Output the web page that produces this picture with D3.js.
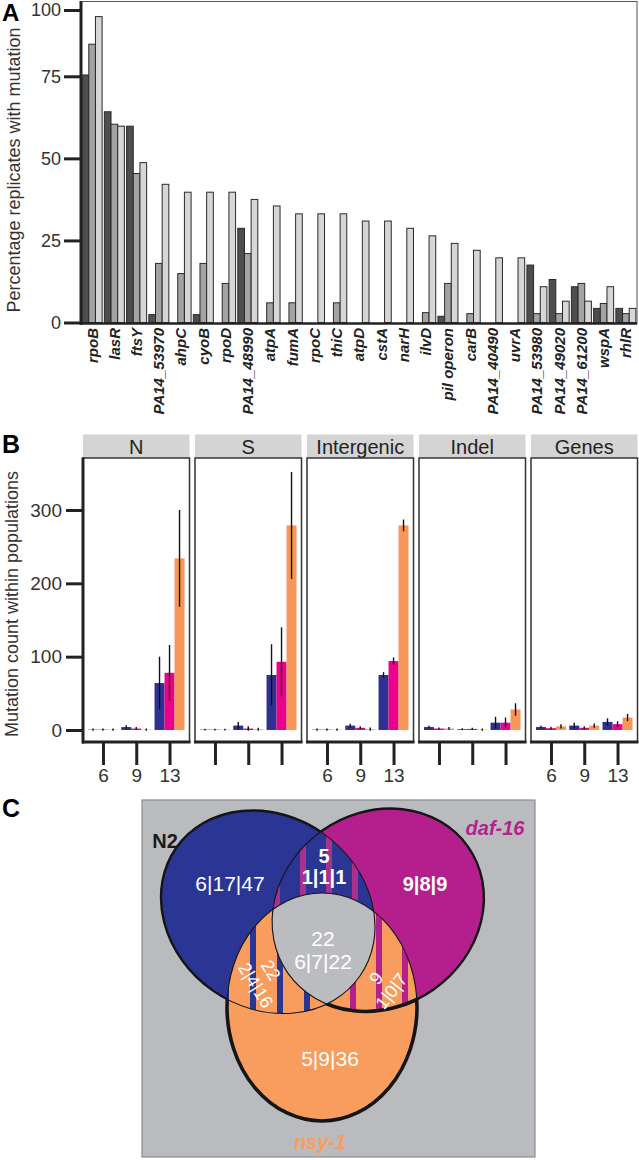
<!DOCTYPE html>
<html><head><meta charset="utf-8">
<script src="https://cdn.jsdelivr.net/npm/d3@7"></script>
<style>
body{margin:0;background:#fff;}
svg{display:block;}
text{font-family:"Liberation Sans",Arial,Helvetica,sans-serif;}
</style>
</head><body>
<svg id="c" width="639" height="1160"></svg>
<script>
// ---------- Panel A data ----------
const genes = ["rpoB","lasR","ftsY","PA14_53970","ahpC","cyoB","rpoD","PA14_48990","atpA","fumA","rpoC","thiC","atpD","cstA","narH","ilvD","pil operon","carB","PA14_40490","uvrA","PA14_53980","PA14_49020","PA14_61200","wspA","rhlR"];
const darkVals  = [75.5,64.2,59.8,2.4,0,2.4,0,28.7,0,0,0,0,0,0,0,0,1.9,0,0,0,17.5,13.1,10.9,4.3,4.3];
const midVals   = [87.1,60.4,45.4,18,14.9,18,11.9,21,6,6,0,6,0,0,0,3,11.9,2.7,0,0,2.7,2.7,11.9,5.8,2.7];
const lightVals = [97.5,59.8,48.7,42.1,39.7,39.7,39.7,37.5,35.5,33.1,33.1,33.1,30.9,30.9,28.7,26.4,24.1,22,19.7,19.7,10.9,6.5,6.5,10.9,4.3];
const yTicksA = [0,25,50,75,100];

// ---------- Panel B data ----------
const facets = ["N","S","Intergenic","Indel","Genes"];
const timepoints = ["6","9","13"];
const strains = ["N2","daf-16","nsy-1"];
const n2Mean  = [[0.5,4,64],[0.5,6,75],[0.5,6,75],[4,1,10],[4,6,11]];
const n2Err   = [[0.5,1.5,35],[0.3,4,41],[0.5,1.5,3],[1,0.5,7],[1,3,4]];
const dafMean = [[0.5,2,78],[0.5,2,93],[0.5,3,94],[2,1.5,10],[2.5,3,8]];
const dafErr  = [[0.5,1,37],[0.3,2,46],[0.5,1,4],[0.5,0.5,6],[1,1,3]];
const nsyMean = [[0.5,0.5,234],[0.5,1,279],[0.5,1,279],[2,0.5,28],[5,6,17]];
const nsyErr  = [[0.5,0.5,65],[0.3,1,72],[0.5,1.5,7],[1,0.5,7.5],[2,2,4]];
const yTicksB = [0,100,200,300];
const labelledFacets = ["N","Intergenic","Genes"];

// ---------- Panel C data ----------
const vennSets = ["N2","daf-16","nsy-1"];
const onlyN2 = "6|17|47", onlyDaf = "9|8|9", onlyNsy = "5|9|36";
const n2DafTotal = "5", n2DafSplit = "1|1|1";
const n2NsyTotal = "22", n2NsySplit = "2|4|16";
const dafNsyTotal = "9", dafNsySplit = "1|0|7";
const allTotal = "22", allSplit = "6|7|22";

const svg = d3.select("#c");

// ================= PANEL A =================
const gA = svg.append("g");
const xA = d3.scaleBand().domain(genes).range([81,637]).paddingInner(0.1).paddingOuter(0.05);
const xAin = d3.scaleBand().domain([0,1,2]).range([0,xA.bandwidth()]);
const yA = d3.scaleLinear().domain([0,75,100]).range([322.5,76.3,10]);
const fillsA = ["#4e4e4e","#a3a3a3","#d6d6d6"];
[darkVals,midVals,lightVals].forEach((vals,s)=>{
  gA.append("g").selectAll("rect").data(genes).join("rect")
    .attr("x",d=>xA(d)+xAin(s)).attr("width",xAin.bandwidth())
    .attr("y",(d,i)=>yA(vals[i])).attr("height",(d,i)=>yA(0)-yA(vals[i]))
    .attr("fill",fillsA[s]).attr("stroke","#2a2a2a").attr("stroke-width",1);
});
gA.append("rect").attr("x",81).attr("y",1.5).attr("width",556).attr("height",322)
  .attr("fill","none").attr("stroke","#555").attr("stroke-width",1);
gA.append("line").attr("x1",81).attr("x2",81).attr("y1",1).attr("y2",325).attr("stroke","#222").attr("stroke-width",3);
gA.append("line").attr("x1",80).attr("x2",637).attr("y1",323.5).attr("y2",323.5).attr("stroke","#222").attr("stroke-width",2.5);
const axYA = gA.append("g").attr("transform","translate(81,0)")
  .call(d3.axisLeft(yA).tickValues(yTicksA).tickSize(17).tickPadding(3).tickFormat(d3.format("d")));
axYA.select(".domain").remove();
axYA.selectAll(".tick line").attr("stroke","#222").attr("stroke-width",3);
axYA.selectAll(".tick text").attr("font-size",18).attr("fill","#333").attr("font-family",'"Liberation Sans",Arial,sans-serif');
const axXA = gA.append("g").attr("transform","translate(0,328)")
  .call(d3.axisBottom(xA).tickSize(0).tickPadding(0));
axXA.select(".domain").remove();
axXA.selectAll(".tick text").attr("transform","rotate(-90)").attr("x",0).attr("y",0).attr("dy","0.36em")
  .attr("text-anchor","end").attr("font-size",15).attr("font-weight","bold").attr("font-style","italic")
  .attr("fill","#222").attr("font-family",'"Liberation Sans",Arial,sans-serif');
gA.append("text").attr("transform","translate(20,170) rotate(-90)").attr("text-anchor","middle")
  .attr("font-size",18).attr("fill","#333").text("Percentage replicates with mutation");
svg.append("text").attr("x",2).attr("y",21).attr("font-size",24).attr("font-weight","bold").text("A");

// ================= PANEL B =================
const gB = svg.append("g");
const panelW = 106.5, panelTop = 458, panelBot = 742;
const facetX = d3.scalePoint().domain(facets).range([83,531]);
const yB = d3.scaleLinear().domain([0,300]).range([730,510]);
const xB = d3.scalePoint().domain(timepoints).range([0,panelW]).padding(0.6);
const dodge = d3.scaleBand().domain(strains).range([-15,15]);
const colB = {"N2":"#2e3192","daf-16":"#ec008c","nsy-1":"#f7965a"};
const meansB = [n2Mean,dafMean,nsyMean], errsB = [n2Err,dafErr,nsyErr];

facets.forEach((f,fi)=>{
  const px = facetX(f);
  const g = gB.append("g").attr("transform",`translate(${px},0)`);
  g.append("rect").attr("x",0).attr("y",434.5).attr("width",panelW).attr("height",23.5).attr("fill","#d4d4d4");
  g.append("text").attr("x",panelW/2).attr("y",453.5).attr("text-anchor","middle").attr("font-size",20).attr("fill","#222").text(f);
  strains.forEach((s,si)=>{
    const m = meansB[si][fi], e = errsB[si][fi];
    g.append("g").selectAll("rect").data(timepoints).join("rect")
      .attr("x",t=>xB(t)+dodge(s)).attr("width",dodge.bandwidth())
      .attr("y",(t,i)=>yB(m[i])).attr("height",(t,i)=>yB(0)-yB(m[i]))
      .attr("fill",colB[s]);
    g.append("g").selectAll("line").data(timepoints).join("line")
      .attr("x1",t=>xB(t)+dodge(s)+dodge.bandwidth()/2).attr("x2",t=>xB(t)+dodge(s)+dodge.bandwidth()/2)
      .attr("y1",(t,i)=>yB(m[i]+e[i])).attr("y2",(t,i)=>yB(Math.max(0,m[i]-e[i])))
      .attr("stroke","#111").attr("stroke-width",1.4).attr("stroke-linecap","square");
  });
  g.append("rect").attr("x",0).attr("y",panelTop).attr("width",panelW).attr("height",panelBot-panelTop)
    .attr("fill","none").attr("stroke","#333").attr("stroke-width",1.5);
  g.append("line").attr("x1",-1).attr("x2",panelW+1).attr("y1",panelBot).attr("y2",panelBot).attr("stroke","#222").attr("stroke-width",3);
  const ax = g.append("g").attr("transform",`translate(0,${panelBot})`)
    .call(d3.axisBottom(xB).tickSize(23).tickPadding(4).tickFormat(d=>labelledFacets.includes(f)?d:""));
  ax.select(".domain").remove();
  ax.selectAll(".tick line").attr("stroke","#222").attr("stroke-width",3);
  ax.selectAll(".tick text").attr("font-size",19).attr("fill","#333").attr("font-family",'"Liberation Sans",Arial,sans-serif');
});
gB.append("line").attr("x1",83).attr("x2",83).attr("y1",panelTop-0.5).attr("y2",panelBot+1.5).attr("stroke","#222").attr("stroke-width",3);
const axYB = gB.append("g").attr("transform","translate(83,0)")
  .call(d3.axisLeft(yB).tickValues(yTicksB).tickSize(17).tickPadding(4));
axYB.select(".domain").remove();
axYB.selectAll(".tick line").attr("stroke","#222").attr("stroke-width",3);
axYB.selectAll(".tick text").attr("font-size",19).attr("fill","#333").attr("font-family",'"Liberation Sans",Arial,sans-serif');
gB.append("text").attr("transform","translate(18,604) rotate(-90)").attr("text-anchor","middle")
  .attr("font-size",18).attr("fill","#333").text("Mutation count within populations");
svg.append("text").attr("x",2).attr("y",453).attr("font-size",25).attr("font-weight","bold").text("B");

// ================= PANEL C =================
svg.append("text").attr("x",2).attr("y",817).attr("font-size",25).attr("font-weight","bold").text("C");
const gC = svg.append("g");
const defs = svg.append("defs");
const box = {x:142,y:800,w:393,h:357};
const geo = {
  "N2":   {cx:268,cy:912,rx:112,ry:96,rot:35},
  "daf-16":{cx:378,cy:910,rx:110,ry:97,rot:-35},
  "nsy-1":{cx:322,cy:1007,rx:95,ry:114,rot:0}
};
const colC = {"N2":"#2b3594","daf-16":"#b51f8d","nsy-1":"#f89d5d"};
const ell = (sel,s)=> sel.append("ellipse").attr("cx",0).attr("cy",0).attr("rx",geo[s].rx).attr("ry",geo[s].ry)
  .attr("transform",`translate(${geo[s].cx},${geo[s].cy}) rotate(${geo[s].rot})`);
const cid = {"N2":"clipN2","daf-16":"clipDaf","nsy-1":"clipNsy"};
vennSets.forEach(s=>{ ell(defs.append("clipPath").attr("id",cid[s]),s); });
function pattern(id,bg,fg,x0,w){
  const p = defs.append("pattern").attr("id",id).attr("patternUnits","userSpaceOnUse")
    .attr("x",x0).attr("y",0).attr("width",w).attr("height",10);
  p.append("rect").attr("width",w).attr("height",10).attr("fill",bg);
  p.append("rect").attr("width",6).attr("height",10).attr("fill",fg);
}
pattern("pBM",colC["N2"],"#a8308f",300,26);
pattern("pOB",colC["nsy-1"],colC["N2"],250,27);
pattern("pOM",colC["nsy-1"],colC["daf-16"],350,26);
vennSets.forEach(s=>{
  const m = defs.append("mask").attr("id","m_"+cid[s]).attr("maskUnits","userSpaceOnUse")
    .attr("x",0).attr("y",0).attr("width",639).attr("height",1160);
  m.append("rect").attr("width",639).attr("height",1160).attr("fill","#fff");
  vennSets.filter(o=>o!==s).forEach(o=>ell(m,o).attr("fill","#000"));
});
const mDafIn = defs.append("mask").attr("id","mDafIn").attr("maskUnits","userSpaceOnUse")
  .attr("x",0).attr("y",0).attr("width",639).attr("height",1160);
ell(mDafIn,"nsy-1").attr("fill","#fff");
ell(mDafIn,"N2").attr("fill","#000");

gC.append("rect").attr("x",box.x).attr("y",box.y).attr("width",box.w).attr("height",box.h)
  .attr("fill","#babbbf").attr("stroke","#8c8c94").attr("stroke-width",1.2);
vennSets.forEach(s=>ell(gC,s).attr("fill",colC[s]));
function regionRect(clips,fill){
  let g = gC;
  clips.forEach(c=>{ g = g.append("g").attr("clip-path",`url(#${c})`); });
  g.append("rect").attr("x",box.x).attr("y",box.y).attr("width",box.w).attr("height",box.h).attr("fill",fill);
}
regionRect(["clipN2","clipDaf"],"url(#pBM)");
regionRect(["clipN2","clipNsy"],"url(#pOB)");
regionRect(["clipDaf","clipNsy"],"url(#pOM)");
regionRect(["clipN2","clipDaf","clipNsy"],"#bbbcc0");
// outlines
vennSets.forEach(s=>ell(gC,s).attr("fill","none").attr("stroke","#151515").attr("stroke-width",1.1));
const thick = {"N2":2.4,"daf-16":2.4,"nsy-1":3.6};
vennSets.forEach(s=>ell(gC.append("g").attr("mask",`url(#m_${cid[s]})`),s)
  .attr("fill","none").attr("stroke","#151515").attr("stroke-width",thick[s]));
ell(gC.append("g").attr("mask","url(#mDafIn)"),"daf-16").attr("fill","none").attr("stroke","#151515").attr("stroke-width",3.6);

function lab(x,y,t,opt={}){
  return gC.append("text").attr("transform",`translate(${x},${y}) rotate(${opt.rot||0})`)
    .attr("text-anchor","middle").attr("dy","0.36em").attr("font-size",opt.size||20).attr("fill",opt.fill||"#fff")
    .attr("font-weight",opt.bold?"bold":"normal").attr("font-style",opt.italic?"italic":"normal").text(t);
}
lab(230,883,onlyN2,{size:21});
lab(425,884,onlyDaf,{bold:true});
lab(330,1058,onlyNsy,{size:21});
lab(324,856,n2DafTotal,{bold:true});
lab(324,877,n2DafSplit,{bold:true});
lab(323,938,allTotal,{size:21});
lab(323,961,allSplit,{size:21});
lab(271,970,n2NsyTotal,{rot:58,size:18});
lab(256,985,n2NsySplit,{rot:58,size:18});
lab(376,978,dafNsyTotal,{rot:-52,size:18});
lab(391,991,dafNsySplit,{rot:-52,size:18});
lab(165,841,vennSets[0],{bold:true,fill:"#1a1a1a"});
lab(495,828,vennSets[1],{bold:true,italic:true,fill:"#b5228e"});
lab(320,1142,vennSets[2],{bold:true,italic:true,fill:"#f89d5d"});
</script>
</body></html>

——————

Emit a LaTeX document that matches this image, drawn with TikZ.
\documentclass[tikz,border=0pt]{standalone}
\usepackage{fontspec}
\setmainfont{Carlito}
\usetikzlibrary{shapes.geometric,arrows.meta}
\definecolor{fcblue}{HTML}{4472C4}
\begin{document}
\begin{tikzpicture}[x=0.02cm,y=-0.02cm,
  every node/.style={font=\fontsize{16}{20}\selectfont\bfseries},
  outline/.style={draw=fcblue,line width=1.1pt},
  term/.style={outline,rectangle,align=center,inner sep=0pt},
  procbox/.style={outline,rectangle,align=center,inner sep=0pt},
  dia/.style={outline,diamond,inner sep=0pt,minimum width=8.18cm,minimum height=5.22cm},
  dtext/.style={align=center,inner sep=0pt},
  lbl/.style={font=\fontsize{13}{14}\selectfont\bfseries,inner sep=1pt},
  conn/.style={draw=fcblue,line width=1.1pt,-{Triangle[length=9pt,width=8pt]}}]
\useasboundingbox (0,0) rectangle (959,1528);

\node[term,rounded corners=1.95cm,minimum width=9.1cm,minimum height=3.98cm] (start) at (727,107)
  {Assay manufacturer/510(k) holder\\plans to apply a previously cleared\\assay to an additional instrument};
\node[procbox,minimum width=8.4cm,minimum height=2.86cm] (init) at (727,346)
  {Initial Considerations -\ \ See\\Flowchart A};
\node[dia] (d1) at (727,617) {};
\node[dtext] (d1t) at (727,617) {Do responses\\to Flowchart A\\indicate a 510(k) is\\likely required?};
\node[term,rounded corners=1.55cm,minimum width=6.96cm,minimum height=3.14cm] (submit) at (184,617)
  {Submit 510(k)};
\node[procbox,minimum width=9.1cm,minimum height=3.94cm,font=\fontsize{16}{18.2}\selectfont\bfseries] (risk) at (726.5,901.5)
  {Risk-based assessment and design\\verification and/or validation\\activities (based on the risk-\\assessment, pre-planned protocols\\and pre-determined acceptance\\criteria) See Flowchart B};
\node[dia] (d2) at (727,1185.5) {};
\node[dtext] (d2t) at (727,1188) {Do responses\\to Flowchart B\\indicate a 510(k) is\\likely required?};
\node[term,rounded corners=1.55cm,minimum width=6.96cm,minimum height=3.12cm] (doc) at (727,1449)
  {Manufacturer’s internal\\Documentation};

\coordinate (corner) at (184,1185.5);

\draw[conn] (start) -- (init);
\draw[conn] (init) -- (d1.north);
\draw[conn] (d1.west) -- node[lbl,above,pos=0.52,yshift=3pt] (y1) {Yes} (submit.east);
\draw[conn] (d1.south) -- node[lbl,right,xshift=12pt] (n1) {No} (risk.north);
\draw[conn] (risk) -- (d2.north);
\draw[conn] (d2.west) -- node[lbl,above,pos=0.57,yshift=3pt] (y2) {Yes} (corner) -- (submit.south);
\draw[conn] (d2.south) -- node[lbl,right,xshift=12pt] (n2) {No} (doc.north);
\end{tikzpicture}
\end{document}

——————

PROBLEM STATEMENT =>
Copy exactly the material above from the line with "Output the web" to the line with "const yTicksA = [0,25,50,75,100];", ends included, and nothing else. Leave out any picture.

FULL RESPONSE =>
Output the web page that produces this picture with D3.js.
<!DOCTYPE html>
<html><head><meta charset="utf-8">
<script src="https://cdn.jsdelivr.net/npm/d3@7"></script>
<style>
body{margin:0;background:#fff;}
svg{display:block;}
text{font-family:"Liberation Sans",Arial,Helvetica,sans-serif;}
</style>
</head><body>
<svg id="c" width="639" height="1160"></svg>
<script>
// ---------- Panel A data ----------
const genes = ["rpoB","lasR","ftsY","PA14_53970","ahpC","cyoB","rpoD","PA14_48990","atpA","fumA","rpoC","thiC","atpD","cstA","narH","ilvD","pil operon","carB","PA14_40490","uvrA","PA14_53980","PA14_49020","PA14_61200","wspA","rhlR"];
const darkVals  = [75.5,64.2,59.8,2.4,0,2.4,0,28.7,0,0,0,0,0,0,0,0,1.9,0,0,0,17.5,13.1,10.9,4.3,4.3];
const midVals   = [87.1,60.4,45.4,18,14.9,18,11.9,21,6,6,0,6,0,0,0,3,11.9,2.7,0,0,2.7,2.7,11.9,5.8,2.7];
const lightVals = [97.5,59.8,48.7,42.1,39.7,39.7,39.7,37.5,35.5,33.1,33.1,33.1,30.9,30.9,28.7,26.4,24.1,22,19.7,19.7,10.9,6.5,6.5,10.9,4.3];
const yTicksA = [0,25,50,75,100];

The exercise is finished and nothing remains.